■ SET TASK
Leave out the pictures, and retype only the lines from the beginning of the material through the line that contains "0.71, 0.39, 0.32];", including both.

____ DATA EXCERPT

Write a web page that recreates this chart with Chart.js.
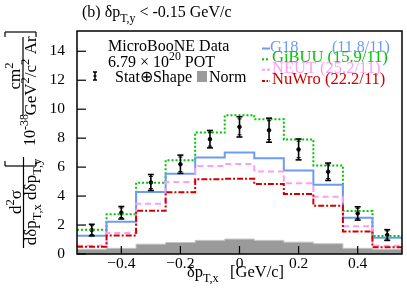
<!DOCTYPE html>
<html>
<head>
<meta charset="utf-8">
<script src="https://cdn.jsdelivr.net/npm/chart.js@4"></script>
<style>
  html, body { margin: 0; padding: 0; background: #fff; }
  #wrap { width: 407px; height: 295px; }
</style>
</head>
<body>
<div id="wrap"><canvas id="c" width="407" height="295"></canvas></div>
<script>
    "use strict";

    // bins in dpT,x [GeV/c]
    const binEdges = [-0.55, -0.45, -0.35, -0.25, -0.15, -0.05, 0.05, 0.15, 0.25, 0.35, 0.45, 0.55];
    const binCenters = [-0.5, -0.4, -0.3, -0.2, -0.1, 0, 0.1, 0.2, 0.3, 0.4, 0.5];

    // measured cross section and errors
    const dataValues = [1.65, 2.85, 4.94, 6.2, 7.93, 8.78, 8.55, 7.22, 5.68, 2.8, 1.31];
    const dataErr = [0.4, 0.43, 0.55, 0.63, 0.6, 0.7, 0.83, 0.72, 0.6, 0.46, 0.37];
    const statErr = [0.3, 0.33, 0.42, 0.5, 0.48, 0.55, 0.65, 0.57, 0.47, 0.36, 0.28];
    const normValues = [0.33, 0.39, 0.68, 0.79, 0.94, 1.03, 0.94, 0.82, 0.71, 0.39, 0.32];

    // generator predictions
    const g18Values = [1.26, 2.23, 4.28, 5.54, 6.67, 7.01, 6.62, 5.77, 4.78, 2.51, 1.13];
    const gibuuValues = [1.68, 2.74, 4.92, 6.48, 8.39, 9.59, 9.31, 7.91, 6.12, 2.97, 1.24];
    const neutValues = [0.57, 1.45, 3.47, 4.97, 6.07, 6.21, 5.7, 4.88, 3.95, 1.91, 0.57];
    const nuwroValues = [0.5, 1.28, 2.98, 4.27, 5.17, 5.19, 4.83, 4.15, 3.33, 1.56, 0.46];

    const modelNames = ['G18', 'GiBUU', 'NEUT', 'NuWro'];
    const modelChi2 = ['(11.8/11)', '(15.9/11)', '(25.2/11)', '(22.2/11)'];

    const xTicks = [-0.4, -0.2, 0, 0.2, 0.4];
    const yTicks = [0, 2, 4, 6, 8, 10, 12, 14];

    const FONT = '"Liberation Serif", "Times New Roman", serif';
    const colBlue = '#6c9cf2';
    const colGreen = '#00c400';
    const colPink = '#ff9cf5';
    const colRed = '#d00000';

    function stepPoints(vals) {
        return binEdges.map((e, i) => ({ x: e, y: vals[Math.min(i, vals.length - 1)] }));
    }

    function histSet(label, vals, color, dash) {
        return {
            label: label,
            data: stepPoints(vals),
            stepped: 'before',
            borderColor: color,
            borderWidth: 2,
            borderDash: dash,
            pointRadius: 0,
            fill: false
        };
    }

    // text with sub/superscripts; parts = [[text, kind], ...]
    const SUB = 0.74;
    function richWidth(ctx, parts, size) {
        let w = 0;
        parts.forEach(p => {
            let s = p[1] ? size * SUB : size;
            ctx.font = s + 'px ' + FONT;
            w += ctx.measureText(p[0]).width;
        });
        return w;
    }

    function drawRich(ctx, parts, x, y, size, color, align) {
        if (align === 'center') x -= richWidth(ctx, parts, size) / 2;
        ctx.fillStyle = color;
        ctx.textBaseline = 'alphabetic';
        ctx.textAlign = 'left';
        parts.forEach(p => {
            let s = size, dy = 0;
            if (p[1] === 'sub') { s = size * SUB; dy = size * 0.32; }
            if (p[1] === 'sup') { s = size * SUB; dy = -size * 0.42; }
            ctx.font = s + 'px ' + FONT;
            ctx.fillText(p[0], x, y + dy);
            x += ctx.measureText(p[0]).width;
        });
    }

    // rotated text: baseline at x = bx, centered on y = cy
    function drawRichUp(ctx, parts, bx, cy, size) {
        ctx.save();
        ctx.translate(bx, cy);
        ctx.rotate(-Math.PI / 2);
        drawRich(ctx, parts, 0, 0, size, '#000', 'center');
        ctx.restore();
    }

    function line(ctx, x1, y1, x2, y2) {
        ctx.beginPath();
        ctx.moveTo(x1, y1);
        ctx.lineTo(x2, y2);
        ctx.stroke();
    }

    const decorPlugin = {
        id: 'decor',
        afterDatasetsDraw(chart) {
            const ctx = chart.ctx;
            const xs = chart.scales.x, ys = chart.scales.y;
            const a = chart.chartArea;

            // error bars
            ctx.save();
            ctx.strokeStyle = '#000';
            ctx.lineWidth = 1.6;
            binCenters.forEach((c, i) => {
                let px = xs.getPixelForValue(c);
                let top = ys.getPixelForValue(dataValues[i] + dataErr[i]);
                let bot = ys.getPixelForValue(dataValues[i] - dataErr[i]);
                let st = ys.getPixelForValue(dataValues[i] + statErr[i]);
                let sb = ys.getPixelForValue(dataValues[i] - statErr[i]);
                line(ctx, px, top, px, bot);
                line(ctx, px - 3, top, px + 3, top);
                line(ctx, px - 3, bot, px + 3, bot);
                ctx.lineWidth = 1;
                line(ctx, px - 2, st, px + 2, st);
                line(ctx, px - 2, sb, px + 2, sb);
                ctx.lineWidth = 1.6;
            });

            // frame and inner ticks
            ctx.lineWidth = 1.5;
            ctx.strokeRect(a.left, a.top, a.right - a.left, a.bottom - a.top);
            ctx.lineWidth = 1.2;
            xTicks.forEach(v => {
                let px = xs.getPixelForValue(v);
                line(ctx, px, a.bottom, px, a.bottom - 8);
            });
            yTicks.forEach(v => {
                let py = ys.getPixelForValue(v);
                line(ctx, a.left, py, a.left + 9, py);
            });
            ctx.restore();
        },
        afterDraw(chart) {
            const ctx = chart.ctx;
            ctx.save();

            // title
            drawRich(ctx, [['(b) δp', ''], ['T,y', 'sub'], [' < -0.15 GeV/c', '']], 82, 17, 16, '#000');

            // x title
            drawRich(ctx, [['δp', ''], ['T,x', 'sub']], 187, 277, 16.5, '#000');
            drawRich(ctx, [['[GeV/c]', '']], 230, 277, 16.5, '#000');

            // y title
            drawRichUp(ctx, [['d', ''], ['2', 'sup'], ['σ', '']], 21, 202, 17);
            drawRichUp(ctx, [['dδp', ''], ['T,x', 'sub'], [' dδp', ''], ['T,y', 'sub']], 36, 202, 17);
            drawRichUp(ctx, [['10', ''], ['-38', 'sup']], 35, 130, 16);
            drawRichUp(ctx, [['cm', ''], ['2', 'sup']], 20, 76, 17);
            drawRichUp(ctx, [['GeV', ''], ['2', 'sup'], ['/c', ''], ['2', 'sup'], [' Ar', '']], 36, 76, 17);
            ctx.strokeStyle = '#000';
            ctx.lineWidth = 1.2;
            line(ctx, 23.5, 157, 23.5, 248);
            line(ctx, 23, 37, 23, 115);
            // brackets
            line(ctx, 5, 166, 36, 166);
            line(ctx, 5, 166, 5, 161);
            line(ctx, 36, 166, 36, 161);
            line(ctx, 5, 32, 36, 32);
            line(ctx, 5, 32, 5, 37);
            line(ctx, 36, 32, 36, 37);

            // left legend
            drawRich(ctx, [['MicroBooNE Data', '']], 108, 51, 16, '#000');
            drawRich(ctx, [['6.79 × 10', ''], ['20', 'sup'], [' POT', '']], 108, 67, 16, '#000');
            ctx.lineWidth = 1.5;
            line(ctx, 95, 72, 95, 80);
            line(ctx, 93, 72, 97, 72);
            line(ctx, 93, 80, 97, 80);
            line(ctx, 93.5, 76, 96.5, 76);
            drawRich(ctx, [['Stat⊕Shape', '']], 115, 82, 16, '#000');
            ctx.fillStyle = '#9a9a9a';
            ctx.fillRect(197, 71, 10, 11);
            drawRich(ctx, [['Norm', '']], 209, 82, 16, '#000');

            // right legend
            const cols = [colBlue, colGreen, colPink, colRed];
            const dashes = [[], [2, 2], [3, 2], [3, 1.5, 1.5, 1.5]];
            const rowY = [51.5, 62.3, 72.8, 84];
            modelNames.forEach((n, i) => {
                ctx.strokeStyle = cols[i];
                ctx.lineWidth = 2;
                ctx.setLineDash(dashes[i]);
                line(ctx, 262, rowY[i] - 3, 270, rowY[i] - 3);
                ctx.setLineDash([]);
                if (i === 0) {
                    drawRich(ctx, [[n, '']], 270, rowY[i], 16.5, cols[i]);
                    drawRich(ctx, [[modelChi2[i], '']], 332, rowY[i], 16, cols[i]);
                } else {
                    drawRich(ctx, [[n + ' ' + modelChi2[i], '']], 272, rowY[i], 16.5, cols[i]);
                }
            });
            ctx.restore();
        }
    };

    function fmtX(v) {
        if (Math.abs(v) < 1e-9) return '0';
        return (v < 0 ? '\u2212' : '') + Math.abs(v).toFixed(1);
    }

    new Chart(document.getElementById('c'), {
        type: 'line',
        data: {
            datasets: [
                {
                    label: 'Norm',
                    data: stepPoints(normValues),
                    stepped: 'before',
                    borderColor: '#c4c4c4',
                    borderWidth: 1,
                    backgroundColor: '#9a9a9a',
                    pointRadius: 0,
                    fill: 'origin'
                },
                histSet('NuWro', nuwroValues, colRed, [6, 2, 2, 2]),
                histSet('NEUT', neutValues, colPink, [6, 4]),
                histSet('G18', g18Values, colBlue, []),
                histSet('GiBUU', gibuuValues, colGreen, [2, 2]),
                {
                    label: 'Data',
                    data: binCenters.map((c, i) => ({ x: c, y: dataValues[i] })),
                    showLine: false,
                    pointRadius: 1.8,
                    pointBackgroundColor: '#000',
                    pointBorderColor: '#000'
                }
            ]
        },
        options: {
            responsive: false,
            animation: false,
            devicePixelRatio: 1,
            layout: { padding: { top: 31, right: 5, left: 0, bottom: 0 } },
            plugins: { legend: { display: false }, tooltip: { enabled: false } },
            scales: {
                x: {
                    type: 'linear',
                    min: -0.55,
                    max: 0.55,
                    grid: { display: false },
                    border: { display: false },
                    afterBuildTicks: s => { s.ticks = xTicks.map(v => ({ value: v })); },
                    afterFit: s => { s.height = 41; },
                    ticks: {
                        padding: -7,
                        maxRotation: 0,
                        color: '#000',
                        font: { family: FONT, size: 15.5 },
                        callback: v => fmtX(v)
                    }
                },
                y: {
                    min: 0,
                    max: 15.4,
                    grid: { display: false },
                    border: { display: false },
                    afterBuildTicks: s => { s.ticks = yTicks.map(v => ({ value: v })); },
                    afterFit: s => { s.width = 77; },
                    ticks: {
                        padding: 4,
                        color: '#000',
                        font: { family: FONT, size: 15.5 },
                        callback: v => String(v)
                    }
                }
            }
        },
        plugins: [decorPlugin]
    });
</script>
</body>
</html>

________

■ RESULT
Write a web page that recreates this chart with Chart.js.
<!DOCTYPE html>
<html>
<head>
<meta charset="utf-8">
<script src="https://cdn.jsdelivr.net/npm/chart.js@4"></script>
<style>
  html, body { margin: 0; padding: 0; background: #fff; }
  #wrap { width: 407px; height: 295px; }
</style>
</head>
<body>
<div id="wrap"><canvas id="c" width="407" height="295"></canvas></div>
<script>
    "use strict";

    // bins in dpT,x [GeV/c]
    const binEdges = [-0.55, -0.45, -0.35, -0.25, -0.15, -0.05, 0.05, 0.15, 0.25, 0.35, 0.45, 0.55];
    const binCenters = [-0.5, -0.4, -0.3, -0.2, -0.1, 0, 0.1, 0.2, 0.3, 0.4, 0.5];

    // measured cross section and errors
    const dataValues = [1.65, 2.85, 4.94, 6.2, 7.93, 8.78, 8.55, 7.22, 5.68, 2.8, 1.31];
    const dataErr = [0.4, 0.43, 0.55, 0.63, 0.6, 0.7, 0.83, 0.72, 0.6, 0.46, 0.37];
    const statErr = [0.3, 0.33, 0.42, 0.5, 0.48, 0.55, 0.65, 0.57, 0.47, 0.36, 0.28];
    const normValues = [0.33, 0.39, 0.68, 0.79, 0.94, 1.03, 0.94, 0.82, 0.71, 0.39, 0.32];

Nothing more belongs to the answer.